Naturally, as operations grow in complexity comes the need for an improved application architecture for orchestrating execution flows and preserving general web API consistency.
The Queuing System
A typical queuing system is composed of a message broker program which provides a publisher/subscriber interface for interacting with named message queues. A message queue is a store of published messages, which are consumed in sequential or prioritized order by one or more subscribers. The message broker provides numerous configuration options for handling messages, including:
- Durability: messages may be stored in memory, written to disk, or committed to a database depending on reliability requirements
- Routing policies: in scenarios with multiple message brokers these policies define which servers to publish/subscribe messages
- Message filtering: specific criteria may be applied to determine which messages are available to individual subscribers
- Purging policies: messages may have an expiration, after which they are automatically purged
- Acknowledgement notification: the broker may wait an acknowledgement from the subscriber before committing a message queue removal
Message queues are a great solution for orchestrating asynchronous communications.

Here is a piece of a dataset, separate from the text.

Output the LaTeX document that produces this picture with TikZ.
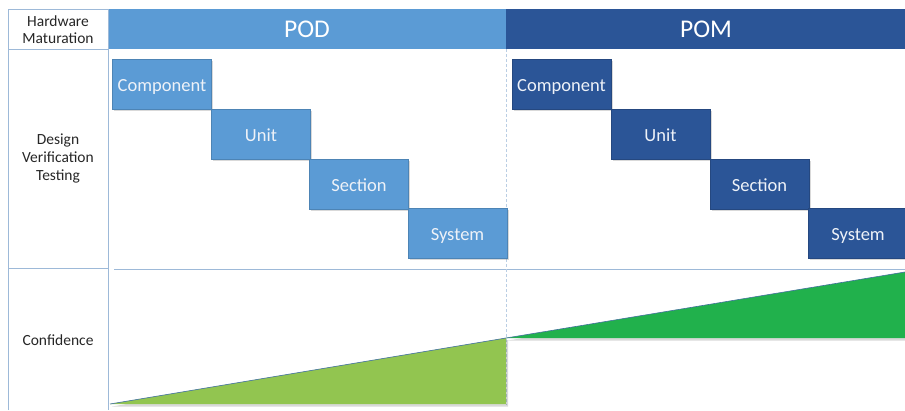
\documentclass[tikz,border=0pt]{standalone}
\usepackage{fontspec}
\setmainfont{Carlito}
\usetikzlibrary{shadows}
\definecolor{podblue}{HTML}{5B9BD5}
\definecolor{pomblue}{HTML}{2B5597}
\definecolor{gridline}{HTML}{9DB9D8}
\definecolor{podgreen}{HTML}{92C550}
\definecolor{pomgreen}{HTML}{21B14C}
\definecolor{edgeblue}{HTML}{41719C}
\definecolor{boxtext}{HTML}{EEF2F8}
\tikzset{
  stepbox/.style={rectangle, minimum width=99pt, minimum height=50pt, inner sep=0pt,
    text height=15pt, text depth=0pt,
    font=\fontsize{18.5}{22}\selectfont, text=boxtext,
    drop shadow={shadow xshift=1.5pt, shadow yshift=-1.5pt, opacity=0.3}},
  podbox/.style={stepbox, fill=podblue, draw=podblue!85!black, line width=0.4pt},
  pombox/.style={stepbox, fill=pomblue, draw=pomblue!85!black, line width=0.4pt},
  header/.style={rectangle, inner sep=0pt, font=\fontsize{25.5}{30}\selectfont, text=white},
  rowlabel/.style={align=center, font=\fontsize{15.5}{18}\selectfont, text=black!85},
  frame/.style={draw=gridline, line width=0.9pt},
}
\begin{document}
\begin{tikzpicture}[x=1pt,y=-1pt]
\useasboundingbox (0,0) rectangle (905,410);
% headers
\fill[podblue] (108,9) rectangle (506,49);
\fill[pomblue] (506,9) rectangle (905,49);
\node[header] (pod) at (307,29) {POD};
\node[header] (pom) at (706,29) {POM};
% left column frame
\draw[frame] (8,410) -- (8,9) -- (108,9);
\draw[frame] (108,9) -- (108,410);
\draw[frame] (8,49) -- (108,49);
\draw[frame] (8,268) -- (108,268);
\draw[draw=gridline, line width=0.6pt] (114,269) -- (905,269);
% dashed divider
\draw[draw=gridline!70, line width=0.7pt, dash pattern=on 3pt off 2pt] (506,49) -- (506,405);
% row labels
\node[rowlabel] (hm) at (58,29.5) {Hardware\\[-0.5pt]Maturation};
\node[rowlabel] (dvt) at (58,158) {Design\\Verification\\Testing};
\node[rowlabel] (conf) at (58,340) {Confidence};
% POD boxes
\node[podbox] (c1) at (162,84) {Component};
\node[podbox] (u1) at (261,134) {Unit};
\node[podbox] (s1) at (359,184) {Section};
\node[podbox] (y1) at (457.5,233) {System};
% POM boxes
\node[pombox] (c2) at (561.5,84) {Component};
\node[pombox] (u2) at (660.5,134) {Unit};
\node[pombox] (s2) at (759.5,184) {Section};
\node[pombox] (y2) at (858,233) {System};
% confidence wedges
\fill[black, opacity=0.15] (112,406.5) -- (508,406.5) -- (508,340) -- cycle;
\fill[podgreen] (110,404) -- (506,338) -- (506,404) -- cycle;
\draw[edgeblue, line width=0.6pt] (110,404) -- (506,338);
\fill[black, opacity=0.15] (508,340.5) -- (905,274) -- (905,340.5) -- cycle;
\fill[pomgreen] (506,338) -- (905,272) -- (905,338) -- cycle;
\draw[edgeblue, line width=0.6pt] (506,338) -- (905,272);
\end{tikzpicture}
\end{document}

In the image above we have three publishers connected to the broker, publishing messages to three different queues. On the other end four subscribers are also connected to the broker consuming messages from these queues. Routing is flexible and performed internally by the broker.
This example is only illustrative, and depending on application requirements we can have several types of relationships between publisher-queue-subscriber. Typically for small scale systems we will see multiple publishers submitting messages to a queue which has a single subscriber consuming it. For larger distributed systems it’s common to have multiple subscribers consuming from the same queue, each one of them potentially running in a different server for higher performance and availability.
Improving Execution Flow
Let’s suppose the sequence diagram from figure 2 represents a social media content “like” operation as follows:
- Mobile App sends a Like request providing authenticationToken and contentId parameters
- Web API receives the request, parses the parameters and validates the authenticationToken against the Database
- Upon successful validation it proceeds to persist a LikeAction entry into the Database, associating it with contentId
- Then it fetches information about the content author, and prepares a push notification request
- The push notification request is sent to an external cloud notification service for processing
- Upon receiving a confirmation from the external service the Web API returns a success response to the Mobile App
Notice that steps 3-6 are great candidates for being processed asynchronously, based on a few observations:
- The mobile app response is not dependent on the result of these operations
- A background worker executing these steps can handle execution errors independently
With that in mind we can introduce a Broker and a Worker components to the aplication, breaking the web API request execution flow into a shorter operation and a subsequent asynchronous operation. The original request will be reduced to:
- Mobile App sends a Like request providing authenticationToken and contentId parameters
- Web API receives the request, parses the parameters and validates the authenticationToken against the Database
- Upon successful validation it proceeds to publish a LikeAction message to the Broker
- Upon receiving a confirmation from the Broker the Web API returns a success response to the Mobile App
The third step above enqueues a message into the queue, which will eventually trigger the following asynchronous operation:
- The Broker delivers a LikeAction message to the Worker, which is subscribed to this queue
- The Worker persists a LikeAction entry into the Database, associating it with contentId
- Then it fetches information about the content author, and prepares a push notification request
- The push notification request is sent to an external cloud notification service for processing
- Upon receiving a confirmation from the external service the Worker completes processing the queue message, and stops
The resulting operation is presented below:
Notice that the main web API request duration is now much shorter. One can argue that this technique should be incorporated to the system design since its conception, and applied systematically whenever the conditions above are met, resulting in a more efficient web API and more granular, independent code.
Bonus tip: Besides offloading web API requests, the usage of a queuing system also allows the distribution of CPU usage over time, reducing processing spikes and improving system stability. It’s easy to see why: message queues can handle operations sequentially that would otherwise be processed immediately, potentially at the same time.